### Instructions for the task
Repeat only the lines from the line containing "The picture is" through the line containing "section_size = [9, 3, 5, 12, 3]", both included, exactly as they stand.

### Dataset content
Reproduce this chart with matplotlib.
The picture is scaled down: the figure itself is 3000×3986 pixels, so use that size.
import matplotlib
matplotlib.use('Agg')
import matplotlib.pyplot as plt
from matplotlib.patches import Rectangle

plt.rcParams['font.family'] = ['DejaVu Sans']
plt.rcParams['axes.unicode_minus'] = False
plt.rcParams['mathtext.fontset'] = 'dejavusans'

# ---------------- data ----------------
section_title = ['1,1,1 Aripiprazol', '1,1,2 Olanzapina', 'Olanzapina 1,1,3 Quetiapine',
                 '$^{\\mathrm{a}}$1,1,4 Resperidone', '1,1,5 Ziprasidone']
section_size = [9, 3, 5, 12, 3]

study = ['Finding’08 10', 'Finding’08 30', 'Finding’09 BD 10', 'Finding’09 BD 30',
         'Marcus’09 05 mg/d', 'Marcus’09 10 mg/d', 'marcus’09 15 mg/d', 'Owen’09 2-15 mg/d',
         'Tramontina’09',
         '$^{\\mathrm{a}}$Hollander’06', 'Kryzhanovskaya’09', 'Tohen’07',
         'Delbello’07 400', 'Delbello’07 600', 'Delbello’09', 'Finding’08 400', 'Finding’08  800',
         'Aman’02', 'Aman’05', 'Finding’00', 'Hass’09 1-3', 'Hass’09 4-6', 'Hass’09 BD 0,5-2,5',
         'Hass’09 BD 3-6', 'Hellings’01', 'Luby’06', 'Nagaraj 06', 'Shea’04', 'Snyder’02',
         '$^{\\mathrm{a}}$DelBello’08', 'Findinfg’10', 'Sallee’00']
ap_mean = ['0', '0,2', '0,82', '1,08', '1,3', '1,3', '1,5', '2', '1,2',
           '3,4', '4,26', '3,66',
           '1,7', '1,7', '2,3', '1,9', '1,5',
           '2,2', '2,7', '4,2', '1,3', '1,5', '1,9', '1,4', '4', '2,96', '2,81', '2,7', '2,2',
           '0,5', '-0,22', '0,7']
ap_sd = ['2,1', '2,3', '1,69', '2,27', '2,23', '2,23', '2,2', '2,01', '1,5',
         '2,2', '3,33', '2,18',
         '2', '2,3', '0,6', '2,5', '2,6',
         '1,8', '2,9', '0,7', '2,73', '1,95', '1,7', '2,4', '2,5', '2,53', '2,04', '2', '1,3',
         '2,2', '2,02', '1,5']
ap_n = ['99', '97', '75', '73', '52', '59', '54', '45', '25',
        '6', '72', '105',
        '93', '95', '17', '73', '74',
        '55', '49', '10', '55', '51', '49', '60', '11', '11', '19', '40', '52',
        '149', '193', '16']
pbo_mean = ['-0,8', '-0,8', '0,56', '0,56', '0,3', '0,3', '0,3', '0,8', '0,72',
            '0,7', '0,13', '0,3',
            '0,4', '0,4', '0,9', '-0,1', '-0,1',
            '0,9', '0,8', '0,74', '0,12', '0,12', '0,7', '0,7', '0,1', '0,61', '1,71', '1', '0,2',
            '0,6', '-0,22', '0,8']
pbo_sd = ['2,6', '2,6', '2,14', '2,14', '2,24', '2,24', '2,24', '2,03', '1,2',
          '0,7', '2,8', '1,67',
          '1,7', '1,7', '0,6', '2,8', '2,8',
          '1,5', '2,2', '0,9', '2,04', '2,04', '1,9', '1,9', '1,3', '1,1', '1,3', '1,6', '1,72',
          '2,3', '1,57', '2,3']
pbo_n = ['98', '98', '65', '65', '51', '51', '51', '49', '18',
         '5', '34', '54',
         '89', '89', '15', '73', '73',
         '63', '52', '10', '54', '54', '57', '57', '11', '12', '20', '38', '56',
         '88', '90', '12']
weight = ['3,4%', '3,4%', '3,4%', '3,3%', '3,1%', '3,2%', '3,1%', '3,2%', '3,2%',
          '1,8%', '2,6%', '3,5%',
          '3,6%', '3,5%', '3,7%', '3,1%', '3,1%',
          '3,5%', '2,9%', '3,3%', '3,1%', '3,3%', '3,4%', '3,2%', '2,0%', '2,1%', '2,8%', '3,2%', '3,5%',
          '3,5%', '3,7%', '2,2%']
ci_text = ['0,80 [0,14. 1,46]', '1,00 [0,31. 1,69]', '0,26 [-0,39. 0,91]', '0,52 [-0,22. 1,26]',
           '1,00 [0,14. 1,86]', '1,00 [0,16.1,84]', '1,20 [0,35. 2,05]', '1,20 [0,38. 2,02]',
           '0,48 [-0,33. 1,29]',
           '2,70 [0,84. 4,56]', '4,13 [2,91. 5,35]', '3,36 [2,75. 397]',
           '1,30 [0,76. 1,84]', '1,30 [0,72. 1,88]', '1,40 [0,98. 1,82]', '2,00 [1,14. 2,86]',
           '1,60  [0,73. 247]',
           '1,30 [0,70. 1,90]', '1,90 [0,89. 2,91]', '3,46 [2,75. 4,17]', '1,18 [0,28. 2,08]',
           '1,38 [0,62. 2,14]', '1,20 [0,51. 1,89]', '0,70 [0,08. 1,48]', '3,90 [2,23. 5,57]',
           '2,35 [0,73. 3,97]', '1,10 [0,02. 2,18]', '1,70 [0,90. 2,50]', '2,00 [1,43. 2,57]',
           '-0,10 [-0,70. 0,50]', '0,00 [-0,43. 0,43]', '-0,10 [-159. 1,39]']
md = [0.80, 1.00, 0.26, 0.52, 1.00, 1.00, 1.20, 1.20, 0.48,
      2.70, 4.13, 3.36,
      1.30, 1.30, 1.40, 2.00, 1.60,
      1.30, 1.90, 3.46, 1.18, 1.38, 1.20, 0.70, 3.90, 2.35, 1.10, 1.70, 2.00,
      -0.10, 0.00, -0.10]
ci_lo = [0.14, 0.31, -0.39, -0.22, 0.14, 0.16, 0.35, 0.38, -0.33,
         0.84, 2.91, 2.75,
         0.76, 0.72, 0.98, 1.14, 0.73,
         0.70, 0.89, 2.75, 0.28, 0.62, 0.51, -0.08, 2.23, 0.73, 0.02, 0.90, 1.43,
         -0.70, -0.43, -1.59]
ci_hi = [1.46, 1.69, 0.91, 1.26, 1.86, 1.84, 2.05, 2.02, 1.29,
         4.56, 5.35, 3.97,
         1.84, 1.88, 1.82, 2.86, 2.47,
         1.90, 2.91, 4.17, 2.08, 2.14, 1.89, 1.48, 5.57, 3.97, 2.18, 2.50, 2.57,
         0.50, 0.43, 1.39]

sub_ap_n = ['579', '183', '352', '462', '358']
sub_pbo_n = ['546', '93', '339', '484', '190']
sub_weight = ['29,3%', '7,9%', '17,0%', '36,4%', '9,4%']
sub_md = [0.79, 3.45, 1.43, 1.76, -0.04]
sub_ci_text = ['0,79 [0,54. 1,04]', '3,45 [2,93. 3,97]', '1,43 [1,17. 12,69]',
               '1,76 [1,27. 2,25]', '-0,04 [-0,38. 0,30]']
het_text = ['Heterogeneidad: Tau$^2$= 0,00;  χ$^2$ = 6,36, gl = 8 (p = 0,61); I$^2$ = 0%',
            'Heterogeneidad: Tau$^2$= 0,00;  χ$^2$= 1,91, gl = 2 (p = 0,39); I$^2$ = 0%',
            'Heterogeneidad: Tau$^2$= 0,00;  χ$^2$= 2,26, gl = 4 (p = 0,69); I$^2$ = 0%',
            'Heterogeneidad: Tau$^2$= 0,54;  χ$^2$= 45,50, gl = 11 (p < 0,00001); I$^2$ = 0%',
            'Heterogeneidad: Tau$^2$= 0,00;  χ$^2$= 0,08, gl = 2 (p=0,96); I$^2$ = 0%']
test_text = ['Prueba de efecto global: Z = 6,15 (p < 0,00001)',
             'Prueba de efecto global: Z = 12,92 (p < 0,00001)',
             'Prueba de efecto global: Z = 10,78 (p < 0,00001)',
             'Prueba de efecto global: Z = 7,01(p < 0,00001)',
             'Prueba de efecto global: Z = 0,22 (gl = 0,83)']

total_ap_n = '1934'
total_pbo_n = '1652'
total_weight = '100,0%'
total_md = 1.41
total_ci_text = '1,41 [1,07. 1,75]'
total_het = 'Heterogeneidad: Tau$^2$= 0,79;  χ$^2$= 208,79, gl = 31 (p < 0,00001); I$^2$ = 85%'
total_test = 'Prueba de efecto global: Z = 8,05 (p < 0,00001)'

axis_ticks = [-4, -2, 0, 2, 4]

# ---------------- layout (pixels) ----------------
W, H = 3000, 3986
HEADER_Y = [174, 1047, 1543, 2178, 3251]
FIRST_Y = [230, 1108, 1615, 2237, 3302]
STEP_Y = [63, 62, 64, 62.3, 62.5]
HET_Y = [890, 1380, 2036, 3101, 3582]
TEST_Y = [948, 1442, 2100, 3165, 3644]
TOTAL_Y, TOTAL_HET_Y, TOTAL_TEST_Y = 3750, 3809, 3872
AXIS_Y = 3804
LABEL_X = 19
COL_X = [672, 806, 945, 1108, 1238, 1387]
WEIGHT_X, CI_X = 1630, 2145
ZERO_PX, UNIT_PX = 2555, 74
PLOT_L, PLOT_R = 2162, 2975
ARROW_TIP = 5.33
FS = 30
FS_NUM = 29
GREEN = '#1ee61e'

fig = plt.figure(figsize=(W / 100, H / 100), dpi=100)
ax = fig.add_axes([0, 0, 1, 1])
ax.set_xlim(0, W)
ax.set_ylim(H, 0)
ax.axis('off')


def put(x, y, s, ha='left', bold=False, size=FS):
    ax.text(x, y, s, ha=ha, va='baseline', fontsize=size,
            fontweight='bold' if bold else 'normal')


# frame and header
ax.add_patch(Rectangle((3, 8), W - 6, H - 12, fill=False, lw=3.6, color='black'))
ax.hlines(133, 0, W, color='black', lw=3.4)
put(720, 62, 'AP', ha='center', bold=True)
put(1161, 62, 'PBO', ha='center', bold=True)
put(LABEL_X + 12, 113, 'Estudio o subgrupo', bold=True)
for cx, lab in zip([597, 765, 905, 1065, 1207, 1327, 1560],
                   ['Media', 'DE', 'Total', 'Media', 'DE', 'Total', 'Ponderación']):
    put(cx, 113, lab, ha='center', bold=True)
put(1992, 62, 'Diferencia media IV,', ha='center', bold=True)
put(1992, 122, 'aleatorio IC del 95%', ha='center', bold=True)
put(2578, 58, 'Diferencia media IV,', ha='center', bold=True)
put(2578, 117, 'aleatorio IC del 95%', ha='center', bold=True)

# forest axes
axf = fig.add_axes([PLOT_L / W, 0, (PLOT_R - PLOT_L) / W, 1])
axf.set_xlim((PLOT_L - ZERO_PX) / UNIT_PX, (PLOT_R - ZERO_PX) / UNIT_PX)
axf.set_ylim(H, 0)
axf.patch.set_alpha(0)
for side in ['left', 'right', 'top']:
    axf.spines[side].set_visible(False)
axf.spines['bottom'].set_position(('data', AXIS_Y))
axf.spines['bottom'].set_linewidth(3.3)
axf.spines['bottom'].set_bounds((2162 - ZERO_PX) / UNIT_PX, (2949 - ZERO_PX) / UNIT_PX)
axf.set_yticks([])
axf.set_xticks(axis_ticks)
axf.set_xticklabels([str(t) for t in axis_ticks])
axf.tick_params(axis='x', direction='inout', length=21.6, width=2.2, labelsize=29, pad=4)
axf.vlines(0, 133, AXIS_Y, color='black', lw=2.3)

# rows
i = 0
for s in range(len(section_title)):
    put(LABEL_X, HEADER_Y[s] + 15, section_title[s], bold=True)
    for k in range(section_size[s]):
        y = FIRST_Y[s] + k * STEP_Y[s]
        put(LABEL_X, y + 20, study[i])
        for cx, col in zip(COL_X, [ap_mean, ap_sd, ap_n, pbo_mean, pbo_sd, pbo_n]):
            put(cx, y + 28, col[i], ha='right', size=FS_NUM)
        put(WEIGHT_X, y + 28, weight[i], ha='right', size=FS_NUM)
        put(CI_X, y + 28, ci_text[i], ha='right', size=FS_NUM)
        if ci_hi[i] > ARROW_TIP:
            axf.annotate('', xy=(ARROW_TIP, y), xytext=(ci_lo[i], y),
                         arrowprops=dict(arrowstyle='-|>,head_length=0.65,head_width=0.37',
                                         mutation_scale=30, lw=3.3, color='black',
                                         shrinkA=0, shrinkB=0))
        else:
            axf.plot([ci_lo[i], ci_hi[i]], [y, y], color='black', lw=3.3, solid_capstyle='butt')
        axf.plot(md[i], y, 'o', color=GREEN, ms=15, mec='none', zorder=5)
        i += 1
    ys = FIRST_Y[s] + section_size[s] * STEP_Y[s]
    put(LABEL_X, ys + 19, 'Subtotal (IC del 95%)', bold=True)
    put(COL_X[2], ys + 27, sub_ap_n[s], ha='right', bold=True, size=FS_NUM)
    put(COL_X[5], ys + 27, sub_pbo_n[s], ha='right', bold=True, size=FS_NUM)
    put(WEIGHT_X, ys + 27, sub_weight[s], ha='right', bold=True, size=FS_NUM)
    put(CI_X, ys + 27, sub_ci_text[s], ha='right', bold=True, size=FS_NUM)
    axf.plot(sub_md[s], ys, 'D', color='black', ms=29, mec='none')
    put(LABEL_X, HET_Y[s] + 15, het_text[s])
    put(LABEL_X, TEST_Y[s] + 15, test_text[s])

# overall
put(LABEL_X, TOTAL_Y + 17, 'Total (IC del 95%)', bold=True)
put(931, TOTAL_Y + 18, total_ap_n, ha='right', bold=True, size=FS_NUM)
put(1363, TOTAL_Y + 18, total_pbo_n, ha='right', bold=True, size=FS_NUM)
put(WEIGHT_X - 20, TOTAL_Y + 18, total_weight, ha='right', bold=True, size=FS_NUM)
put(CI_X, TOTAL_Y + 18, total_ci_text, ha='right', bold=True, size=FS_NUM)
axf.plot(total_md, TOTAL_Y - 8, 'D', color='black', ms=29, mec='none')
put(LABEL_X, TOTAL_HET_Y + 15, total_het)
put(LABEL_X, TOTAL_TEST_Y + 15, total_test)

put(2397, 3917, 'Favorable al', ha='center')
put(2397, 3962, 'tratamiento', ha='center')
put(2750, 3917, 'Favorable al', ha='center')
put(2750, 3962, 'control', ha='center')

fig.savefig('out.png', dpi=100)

### Solution
The picture is scaled down: the figure itself is 3000×3986 pixels, so use that size.
import matplotlib
matplotlib.use('Agg')
import matplotlib.pyplot as plt
from matplotlib.patches import Rectangle

plt.rcParams['font.family'] = ['DejaVu Sans']
plt.rcParams['axes.unicode_minus'] = False
plt.rcParams['mathtext.fontset'] = 'dejavusans'

# ---------------- data ----------------
section_title = ['1,1,1 Aripiprazol', '1,1,2 Olanzapina', 'Olanzapina 1,1,3 Quetiapine',
                 '$^{\\mathrm{a}}$1,1,4 Resperidone', '1,1,5 Ziprasidone']
section_size = [9, 3, 5, 12, 3]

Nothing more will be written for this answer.